Test 1 - Nonuniform Meshes

I tested Nearpt2 on the vertices of two nonuniform meshes of the same region, from Mark Shepherd. Here are the two sets of points. The 10267 red points are fixed and the 8005 green points are queries.

Note how nonuniformly they are distributed. Indeed, the triangles they come from have aspect ratios ranging up to 100:1. The next figure adds an edge from each query to the closest fixed point.

Test 2 - 1,000,000 points each

The fixed and query points were both 1,000,000 uniform independent pseudorandom points. The preprocessing CPU time was 1.1 seconds, and the query time was 5.4 seconds on my laptop. The remaining time was to read 2,000,000 lines and write 3,000,000 lines. The virtual memory was 49MB. The elapsed time including the main program's I/O to find the 1,000,000 nearest points was 41 seconds. (For large runs like this, the number of points was hardcoded into nearpt2.)

Here's a detail from the plot of closest pairs.

Test 3 - 10,000,000 points each

This test was like before, but with 10,000,000 fixed points and another 10,000,000 query points. The total preprocessing time was 12 CPU seconds on my laptop. The total query time was 65 seconds. The virtual memory was 460MB. The elapsed time including the main program's I/O was 415 seconds.

Implementation

Nearpt2 is written in a C++. Including a main program to do I/O, it's a few hundred lines.

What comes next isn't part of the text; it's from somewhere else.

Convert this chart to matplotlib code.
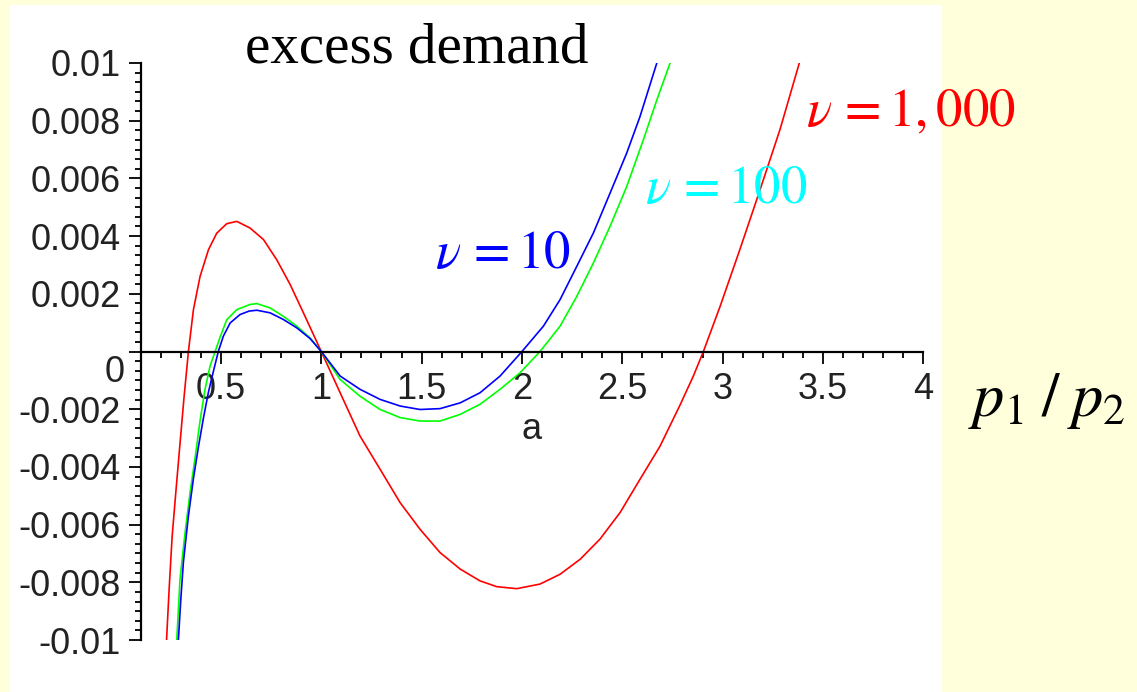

My enviromment is SuSE linux 9.0 upgraded with the 2.6.2 kernel, and running g++ or icc, on a 1600MHz IBM Thinkpad T30 laptop. I used icc -O3 to get the times mentioned above.

Nearpt2 reads data from two files fixpts and qpts. Each has one point per line. It requires that the points be in the range [0,1]. It writes to a file called pairs, in the following format, chosen to make plotting in gnuplot easy.

coords of 1st query point
coords of closest fixed pt
blank line
pcoords of 2nd query point
coords of closest fixed pt
blank line
...

Nearpt2 is freely available for nonprofit research and education. I would appreciate an acknowledgement, and a link to my homepage.

The source is nearpt2.cc. Here are the datasets used for the above images: fixpts and qpts. The resulting output is pairs.